Physical security and cryptography can learn from each other, part 11367:

Hotels wisely don't put the room number on guest keycards so if someone finds your card, they'd have to exhaustively search the hotel to find the room it opens.

Some hotels now have elevators programmed to only let you call the floor for which your keycard is coded, preventing guests from wandering to other floors.

But it also means the elevator can be used as an efficient oracle to determine the floor of a found key.
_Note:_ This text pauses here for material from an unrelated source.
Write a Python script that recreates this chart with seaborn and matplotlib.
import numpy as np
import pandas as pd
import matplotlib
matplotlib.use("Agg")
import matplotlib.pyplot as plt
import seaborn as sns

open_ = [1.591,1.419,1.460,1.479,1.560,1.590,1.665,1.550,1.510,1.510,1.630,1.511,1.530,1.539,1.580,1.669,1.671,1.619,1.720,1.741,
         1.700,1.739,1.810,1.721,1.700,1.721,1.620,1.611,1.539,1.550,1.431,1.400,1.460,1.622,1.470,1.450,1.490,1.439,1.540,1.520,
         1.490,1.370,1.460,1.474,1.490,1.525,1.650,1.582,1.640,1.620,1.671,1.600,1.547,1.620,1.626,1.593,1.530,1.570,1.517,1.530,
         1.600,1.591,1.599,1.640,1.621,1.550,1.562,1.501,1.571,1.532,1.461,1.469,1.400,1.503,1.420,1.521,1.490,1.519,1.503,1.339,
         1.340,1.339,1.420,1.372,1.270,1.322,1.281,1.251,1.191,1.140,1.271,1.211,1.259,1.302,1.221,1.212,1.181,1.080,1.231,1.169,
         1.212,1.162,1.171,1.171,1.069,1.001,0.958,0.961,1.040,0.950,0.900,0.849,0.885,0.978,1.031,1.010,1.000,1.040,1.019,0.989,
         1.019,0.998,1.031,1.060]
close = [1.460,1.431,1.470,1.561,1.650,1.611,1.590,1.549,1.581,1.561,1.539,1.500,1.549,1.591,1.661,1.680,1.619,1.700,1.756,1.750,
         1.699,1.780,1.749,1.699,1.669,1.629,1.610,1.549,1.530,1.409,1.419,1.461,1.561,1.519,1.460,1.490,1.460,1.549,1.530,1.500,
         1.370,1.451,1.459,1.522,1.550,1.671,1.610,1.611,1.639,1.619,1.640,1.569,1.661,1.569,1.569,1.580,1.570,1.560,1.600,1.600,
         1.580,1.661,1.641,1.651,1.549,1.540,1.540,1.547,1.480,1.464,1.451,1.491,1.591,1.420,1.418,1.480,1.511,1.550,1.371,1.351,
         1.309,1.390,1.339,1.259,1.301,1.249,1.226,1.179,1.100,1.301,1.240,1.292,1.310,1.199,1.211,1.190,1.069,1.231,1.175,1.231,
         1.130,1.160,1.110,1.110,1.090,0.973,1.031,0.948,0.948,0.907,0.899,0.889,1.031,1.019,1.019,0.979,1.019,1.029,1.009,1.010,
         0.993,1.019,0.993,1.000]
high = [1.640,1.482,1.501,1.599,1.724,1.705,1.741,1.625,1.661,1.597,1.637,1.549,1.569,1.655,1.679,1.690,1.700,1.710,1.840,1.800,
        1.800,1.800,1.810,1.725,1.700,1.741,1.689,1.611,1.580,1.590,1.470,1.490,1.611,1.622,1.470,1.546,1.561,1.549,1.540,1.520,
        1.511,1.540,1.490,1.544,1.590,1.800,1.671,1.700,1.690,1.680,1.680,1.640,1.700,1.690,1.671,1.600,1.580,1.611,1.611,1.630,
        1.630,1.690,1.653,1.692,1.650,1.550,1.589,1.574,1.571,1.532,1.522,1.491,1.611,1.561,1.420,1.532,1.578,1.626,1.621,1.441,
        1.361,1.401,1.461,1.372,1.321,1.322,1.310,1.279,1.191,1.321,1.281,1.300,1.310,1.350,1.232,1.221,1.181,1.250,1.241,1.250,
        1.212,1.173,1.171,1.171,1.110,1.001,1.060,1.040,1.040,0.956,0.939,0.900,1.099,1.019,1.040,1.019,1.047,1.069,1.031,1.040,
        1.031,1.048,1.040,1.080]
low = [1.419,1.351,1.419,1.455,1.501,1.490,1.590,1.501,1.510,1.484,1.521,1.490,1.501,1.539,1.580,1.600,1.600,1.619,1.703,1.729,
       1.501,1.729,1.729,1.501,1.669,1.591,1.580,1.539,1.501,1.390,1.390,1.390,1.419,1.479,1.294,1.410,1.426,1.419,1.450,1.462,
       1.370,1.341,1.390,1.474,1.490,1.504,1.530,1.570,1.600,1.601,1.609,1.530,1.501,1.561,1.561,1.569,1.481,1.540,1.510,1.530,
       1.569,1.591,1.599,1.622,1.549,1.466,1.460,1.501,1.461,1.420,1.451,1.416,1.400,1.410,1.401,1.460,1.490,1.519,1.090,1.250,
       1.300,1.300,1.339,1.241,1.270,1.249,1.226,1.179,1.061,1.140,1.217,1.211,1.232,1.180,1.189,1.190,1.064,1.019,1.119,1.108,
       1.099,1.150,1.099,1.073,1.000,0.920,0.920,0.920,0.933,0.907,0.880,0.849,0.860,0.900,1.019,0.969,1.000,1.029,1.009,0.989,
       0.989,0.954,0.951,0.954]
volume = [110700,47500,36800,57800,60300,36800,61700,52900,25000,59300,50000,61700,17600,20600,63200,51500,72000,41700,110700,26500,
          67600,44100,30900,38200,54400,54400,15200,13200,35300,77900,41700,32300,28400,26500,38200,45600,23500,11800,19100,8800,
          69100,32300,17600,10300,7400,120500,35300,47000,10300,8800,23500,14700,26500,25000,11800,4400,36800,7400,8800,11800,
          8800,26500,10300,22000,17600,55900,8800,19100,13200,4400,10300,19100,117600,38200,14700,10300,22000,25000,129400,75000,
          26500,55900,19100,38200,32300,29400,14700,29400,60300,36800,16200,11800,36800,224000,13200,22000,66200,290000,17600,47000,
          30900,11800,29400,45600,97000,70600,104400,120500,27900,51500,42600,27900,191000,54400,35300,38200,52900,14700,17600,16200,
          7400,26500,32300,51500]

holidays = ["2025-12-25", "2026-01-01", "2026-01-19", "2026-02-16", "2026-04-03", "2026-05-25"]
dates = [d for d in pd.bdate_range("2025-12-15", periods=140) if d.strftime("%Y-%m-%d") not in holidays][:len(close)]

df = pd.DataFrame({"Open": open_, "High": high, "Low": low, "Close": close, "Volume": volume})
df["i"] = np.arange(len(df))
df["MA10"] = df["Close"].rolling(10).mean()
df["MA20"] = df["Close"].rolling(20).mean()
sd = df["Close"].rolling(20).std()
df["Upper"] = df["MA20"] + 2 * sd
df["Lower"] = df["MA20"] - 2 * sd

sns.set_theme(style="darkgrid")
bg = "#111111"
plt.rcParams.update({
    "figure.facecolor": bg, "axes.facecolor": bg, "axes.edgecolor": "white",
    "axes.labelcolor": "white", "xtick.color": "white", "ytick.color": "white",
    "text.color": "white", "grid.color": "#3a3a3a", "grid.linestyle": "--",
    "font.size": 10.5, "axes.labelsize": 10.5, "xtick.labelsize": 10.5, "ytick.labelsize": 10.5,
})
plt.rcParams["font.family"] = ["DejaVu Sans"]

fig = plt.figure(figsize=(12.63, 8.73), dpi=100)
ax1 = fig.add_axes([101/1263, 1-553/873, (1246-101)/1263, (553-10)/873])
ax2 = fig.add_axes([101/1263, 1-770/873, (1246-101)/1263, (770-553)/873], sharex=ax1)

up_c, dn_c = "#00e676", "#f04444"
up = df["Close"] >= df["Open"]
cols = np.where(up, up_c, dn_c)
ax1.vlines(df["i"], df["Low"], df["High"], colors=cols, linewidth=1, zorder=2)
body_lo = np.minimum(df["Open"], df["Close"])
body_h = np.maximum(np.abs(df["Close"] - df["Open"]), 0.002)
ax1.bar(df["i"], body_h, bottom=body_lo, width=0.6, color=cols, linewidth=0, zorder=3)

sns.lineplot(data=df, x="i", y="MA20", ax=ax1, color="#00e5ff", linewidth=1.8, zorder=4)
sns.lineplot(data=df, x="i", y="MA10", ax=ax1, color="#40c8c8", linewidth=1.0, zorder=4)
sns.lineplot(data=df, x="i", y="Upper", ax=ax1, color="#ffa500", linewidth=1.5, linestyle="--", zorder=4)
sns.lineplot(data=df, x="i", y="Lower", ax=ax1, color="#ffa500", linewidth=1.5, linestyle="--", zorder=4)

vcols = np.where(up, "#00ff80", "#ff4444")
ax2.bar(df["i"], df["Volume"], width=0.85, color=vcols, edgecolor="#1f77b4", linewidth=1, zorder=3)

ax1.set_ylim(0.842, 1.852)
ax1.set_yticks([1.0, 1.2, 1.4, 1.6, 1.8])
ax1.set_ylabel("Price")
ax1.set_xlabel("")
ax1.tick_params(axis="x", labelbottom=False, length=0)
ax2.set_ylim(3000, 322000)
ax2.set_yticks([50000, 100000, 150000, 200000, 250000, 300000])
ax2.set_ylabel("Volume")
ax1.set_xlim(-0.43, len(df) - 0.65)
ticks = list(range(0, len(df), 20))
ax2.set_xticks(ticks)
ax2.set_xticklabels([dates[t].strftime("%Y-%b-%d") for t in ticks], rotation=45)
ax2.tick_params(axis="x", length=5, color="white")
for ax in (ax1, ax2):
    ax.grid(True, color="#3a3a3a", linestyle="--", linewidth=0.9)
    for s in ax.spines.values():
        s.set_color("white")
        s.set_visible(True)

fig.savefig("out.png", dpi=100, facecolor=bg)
In other words, restricting the elevator in this way is a bad tradeoff. It makes it harder for guests to visit their friends on other floors, but it reduces the complexity for an outsider burglar from O(|rooms|) to O(|floors|) + O(|rooms_per_floor|), a much more feasible search space.
(The point here is not about securing any specific hotel or keycard system. The point is that thinking about security in abstract terms can reveal properties and weaknesses that aren't otherwise obvious.)

@mattblaze

In the holiday house we rent there is a masonite panel in a closet under the stairs, with screws in the corners.
Since it seems to hide something (actually it hides just the heating pipes) I wrote on the wall behind it: "The safe is not here! Try again!".

@GustavinoBevilacqua @mattblaze reminds me of the person who put a party skeleton inside his wall during a remodel. Nothing like surprises for the next owners!

All I got was a rusty razor blade sculpture about 2 feet tall, from the razor blade disposal slot in the bathroom I remodeled.